I thought of Lawrence Epstein, a beloved relational/interpersonal psychoanalyst and teacher who passed away in 2014. Something he said to me at a case conference has always stuck: “I am thinking psychoanalytically no matter what the context…whether it’s once a month over the phone or weekly on the couch.” From his perspective: “Just get them talking, in whatever way makes them feel safe to talk. For some people it’s lying on the couch, for some it might be a phone session.”
To talk freely and openly a patient must feel safe and comfortable. And so do I, which is why I decided to rent an office again, to create a comfortable space where I can think more freely, without the dog, or the doorbell ringing, or the worry about other people in my home making noise. The same can be said for patients. We all benefit from a neutral space like the psychoanalytic office where thoughts can flow easily and freely without the intrusions of home, or, like one patient said last week, email notifications lighting up on the screen.
Several patients who have come in-person, two of whom I had never met in person until now, find it preferable to the screen. And like me, we’re still searching for the words to explain why. “It’s like a reunion with someone you’ve been having a long-distance relationship with.” I agree with one patient’s description, despite the romantic connotations, because the relationship is intimate, and when we are together in a room there is a closeness that cannot be matched over a computer screen.

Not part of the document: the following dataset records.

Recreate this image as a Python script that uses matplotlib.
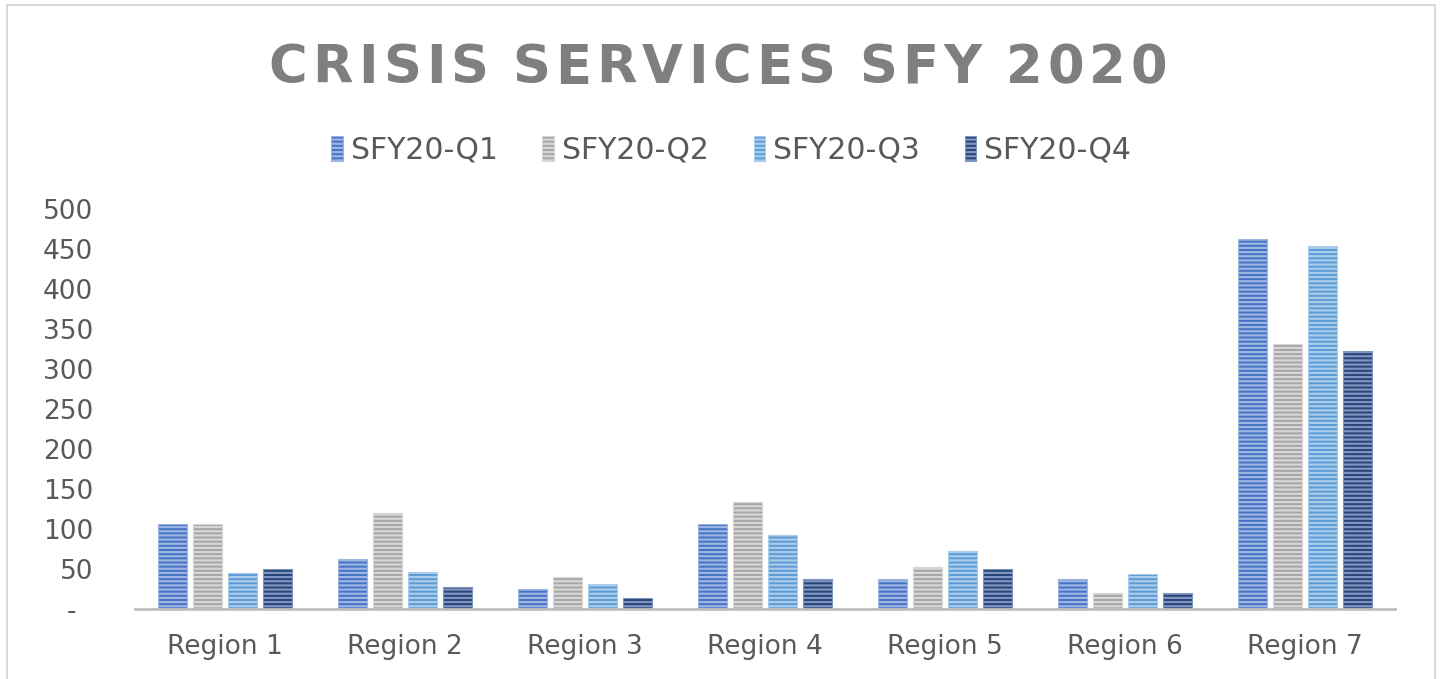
import matplotlib.pyplot as plt
import matplotlib.patches as mpatches
import numpy as np

# Data
regions = ['Region 1', 'Region 2', 'Region 3', 'Region 4', 'Region 5', 'Region 6', 'Region 7']
quarters = ['SFY20-Q1', 'SFY20-Q2', 'SFY20-Q3', 'SFY20-Q4']
q1 = [106, 63, 25, 106, 38, 38, 462]
q2 = [106, 120, 40, 134, 52, 20, 331]
q3 = [45, 46, 31, 93, 72, 44, 454]
q4 = [50, 27, 14, 37, 50, 20, 322]
y_ticks = [0, 50, 100, 150, 200, 250, 300, 350, 400, 450, 500]
y_labels = ['-  '] + [str(t) for t in y_ticks[1:]]
title = 'CRISIS SERVICES SFY 2020'

colors = ['#4472C4', '#A5A5A5', '#5B9BD5', '#264478']
stripes = ['#9DB5E3', '#D6D6D6', '#A9CCEC', '#7F94BE']

plt.rcParams['font.family'] = ['DejaVu Sans']
plt.rcParams['hatch.linewidth'] = 1.6

fig = plt.figure(figsize=(14.42, 6.79), dpi=100)
ax = fig.add_axes([0.0936, 0.1031, 0.8738, 0.5891])

x = np.arange(len(regions))
pitch = 0.194
width = 0.161
series = [q1, q2, q3, q4]
for i, vals in enumerate(series):
    ax.bar(x + (i - 1.5) * pitch, vals, width, color=colors[i],
           edgecolor=stripes[i], linewidth=0.8, hatch='----', label=quarters[i])

ax.set_xlim(-0.5, len(regions) - 0.5)
ax.set_ylim(0, 500)
ax.set_yticks(y_ticks)
ax.set_yticklabels(y_labels)
ax.set_xticks(x)
ax.set_xticklabels(regions)

for s in ['top', 'right', 'left']:
    ax.spines[s].set_visible(False)
ax.spines['bottom'].set_color('#BFBFBF')
ax.spines['bottom'].set_linewidth(2)
ax.tick_params(axis='both', length=0, labelsize=19, labelcolor='#595959')
ax.tick_params(axis='x', pad=18)
ax.tick_params(axis='y', pad=30)

# letter-spaced title: place each character by hand
renderer = fig.canvas.get_renderer()
spacing = 5.0  # extra pixels between letters
chars = []
for ch in title:
    t = fig.text(0, 0.90, ch, ha='left', va='center', fontsize=38,
                 fontweight='bold', color='#7F7F7F')
    w = t.get_window_extent(renderer).width if ch != ' ' else 14.0
    chars.append((t, w))
total = sum(w for _, w in chars) + spacing * (len(chars) - 1)
xpos = 718 - total / 2
for t, w in chars:
    t.set_x(xpos / fig.bbox.width)
    xpos += w + spacing

fig.legend(loc='center', bbox_to_anchor=(0.507, 0.779), ncol=4, frameon=False,
           fontsize=21.5, labelcolor='#595959', handlelength=0.4, handleheight=0.9,
           handletextpad=0.25, columnspacing=1.5)

# light chart border
fig.patches.append(mpatches.Rectangle((0.005, -0.01), 0.99, 1.002, transform=fig.transFigure,
                                      fill=False, edgecolor='#D9D9D9', linewidth=1.5))

fig.savefig('out.png', dpi=100)
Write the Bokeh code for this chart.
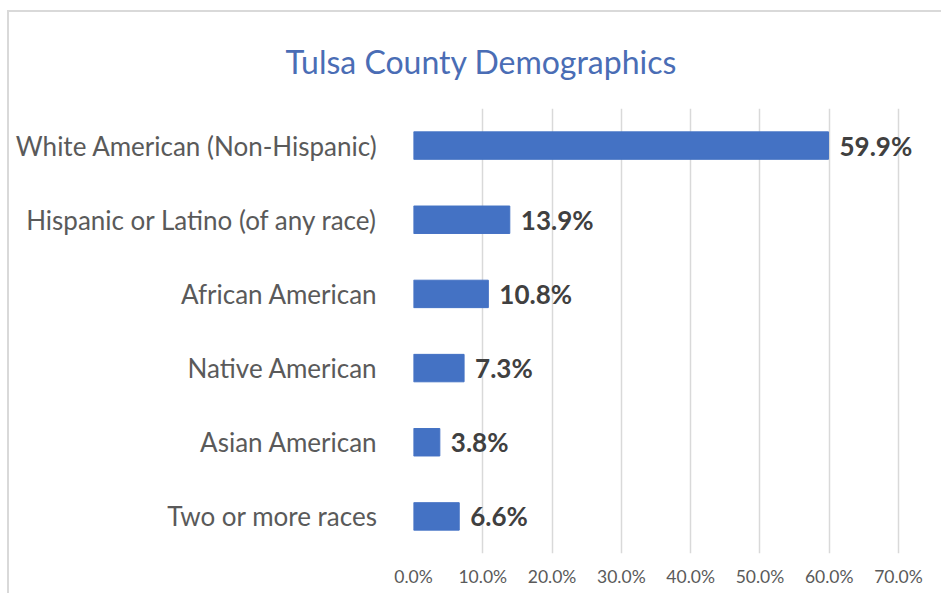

Will they all come back? Certainly not. Can I keep working over Zoom? Sure. In a few short days last March, we therapists were thrust into doing therapy on our computers. The pandemic taught us that we can get used to anything, and even thrive in this new way of working. It is hard to know what the next phase will bring as many of us return to our offices. But psychoanalysis is an ever-evolving discipline and we can, we must, change with the times. Our work is about being in the moment, and meeting the moment.
Blair Casdin, LCSW, is a graduate of the Manhattan Institute for Psychoanalysis. At MIP, she is founder and former co-editor of the Analysis Now blog, co-chair of the Colloquium Committee, and teaches Dreams I. Blair is faculty and supervisor at the Institute for Expressive Analysis where she teaches Basic Clinical Concepts. She is in private practice in New York City.